One major problem for tech companies, especially those dealing with new technologies or developments is how to value the intellectual property of the company. There are ways of valuation for conservative accounting purposes, but the new company often wants to find ways to show higher value in order to raise money. There are three main methods of valuation: i) Market Approach- looks to the market and compares your product or service with something similar to come up with ideas on what your idea is worth, ii) Cost Approach- what did it cost to acquire or develop the IP, in other words, what would it cost to replace or reproduce it, and iii) Income Approach- this estimates the future benefit of the IP. Often the income approach is more speculative, but tends to lead to higher valuations, but only for income producing IP. So if you predict that a patent will lead to a marketable product, what will be the future revenue from that product and what is that worth now. However, this approach may not work if an item of IP, such as a trade secret or business method may not be tied directly to revenue. The common forms of the income method you may hear about are relief from royalty (how much would the company pay in royalties if it used, e.g. licensed the technology from someone else), Greefield (this uses traditional discounted cash flows to estimate future cash flows from only the IP), excess earnings (what amount of additional excess cash would be generated by the IP), or lost profits (difference between profits with the IP versus profits without the IP).

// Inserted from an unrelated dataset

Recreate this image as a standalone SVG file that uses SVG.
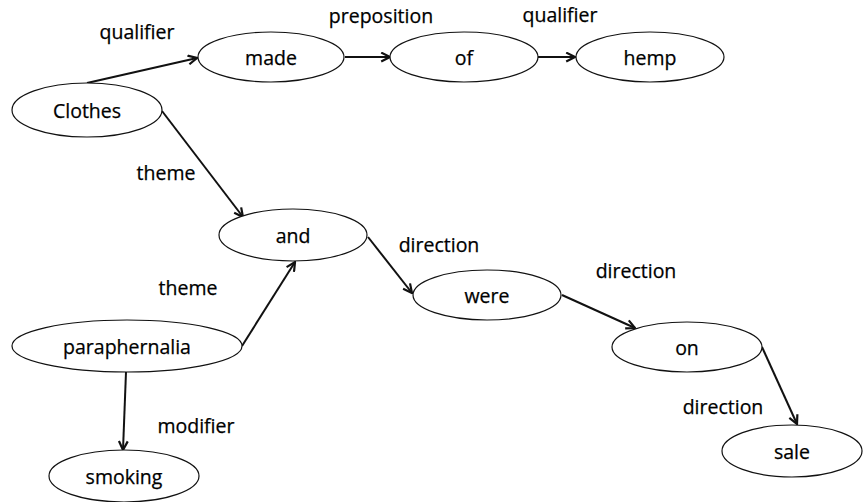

There are many forms of valuation, and the specific application will determine which method may work best. Obviously, most startup or emerging growth companies want a high valuation, but the key to handling investor questions is to thoroughly work through the best methodology and be able to explain the underlying assumptions of how you ended up with your current valuation. If all of this discussion sounds completely foreign, find a good finance person to help you, such as an interim CFO, even if it is simply to prepare financial projections or valuations.